Attorney General Steve Marshall also issued a public statement saying that he was pleased to see a portion of Hubbard’s convictions upheld, adding that it’s “well past time for Mike Hubbard to serve the time he has so richly earned.” However, Marshall also said that he was disappointed in the court’s interpretation of who is considered a lobbying principle and suggested their definition weakened the law.
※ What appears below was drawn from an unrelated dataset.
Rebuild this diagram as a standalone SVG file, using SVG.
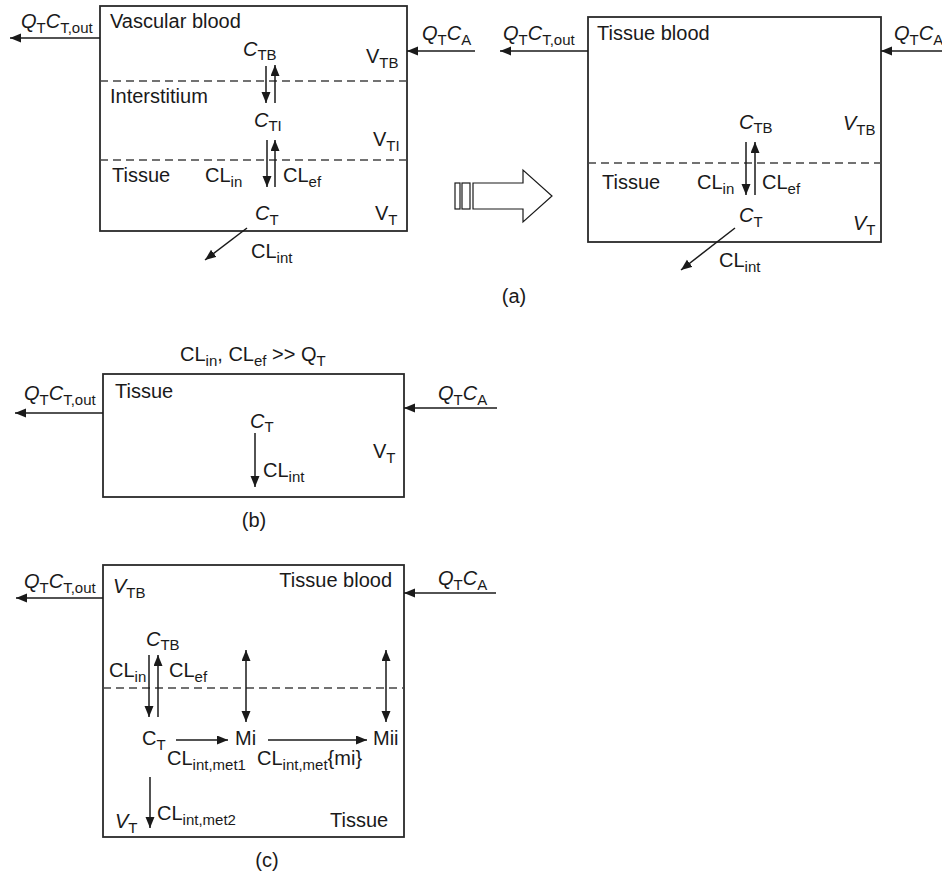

“While I can live with the court’s insistence on a clearer definition of principal, going forward, that definition must also be strong,” Marshall wrote. “This case was not just a trial of former Speaker Hubbard’s misconduct, but also a test of our ethics law. Hubbard campaigned in 2010 on the message that Alabama ‘sorely needed’ a stronger ethics law. As a state, we must now ask ourselves a serious question: Do we want the type of behavior that Hubbard got away with to be illegal? If the answer is yes, then legislative action is again sorely needed and we must commit to strengthening our ethics law.”
In his statement, Marshall went on to commend several members of his staff who represented the state of Alabama during Hubbard’s appeal as well as “many others whose hard work over many years made this victory possible.”
While it’s unclear who those “others” are, Marshall’s statement made no mention of one of the most central figures of the case. The special investigation in Lee County and Hubbard’s prosecution were both spearheaded by former Assistant Attorney General Matt Hart, who was the former chief of the special prosecution division of the AG’s office.
Despite his successful conviction in Hubbard’s case and in several other high-profile public corruption cases, Hart was terminated by Marshall shortly after Marshall’s election in 2018.